- Born: 16 December Berlin, Germany
- Occupation: Model
- Modeling information
- Height: 1.79 m (5 ft 10+1⁄2 in)
- Hair color: Blonde
- Eye color: Blue
- Agency: Ford Models (New York); Uno Models (Barcelona); Elite Model Management (Copenhagen); Stockholmsgruppen (Stockholm); MINT Artist Management (Berlin) (mother agency);

= Anna Mila Guyenz =

German fashion model

Anna Mila Guyenz is a German fashion model.

== Early life and career ==
Guyenz was born in Berlin, Germany, and speaks multiple languages in addition to German, including English, French, Ancient Greek, and Latin, which she learned as a student at Evangelisches Gymnasium zum Grauen Kloster, a humanist school. She was discovered by PARS Management's Peyman Amin, a former judge of Germany's Next Topmodel, while shopping with her mother in Berlin.
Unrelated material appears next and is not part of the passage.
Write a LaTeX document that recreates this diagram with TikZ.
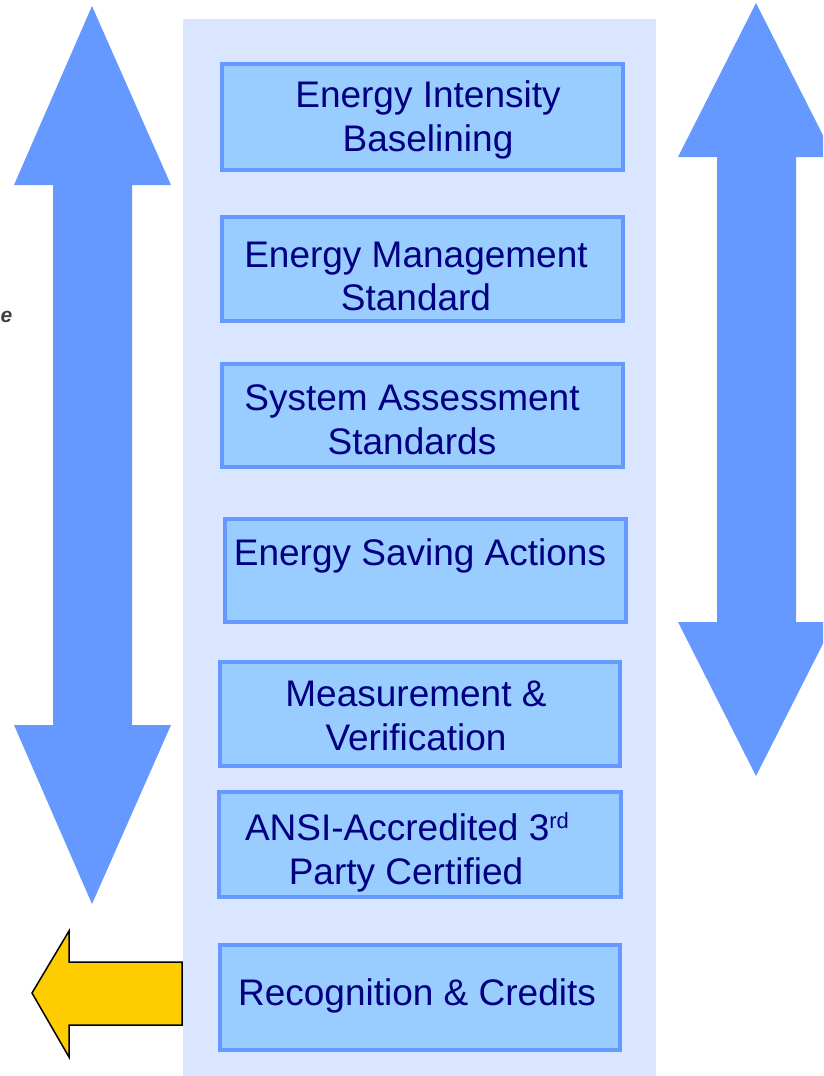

In 2015, Guyenz was chosen as a Versace exclusive by Donatella Versace to walk in their S/S 2016 fashion show. She has also walked the runway for designers Chanel, Oscar de la Renta, Emporio Armani, Isabel Marant, Elie Saab, Dolce & Gabbana, John Galliano, Versus (Versace), and Giambattista Valli. In February 2016, she appeared in a story for Elle UK with Lameka Fox and other models. In summer 2017, she appeared in an H&M advertisement alongside Luna Bijl, Birgit Kos, Mayowa Nicholas, and Maartje Verhoef. In Vogue, she appeared in a photoshoot titled "Upward Spiral" about Petra Collins. Representing a newcomer, in contrast to the established Joan Smalls, she appeared in a campaign for Italian brand Liu Jo.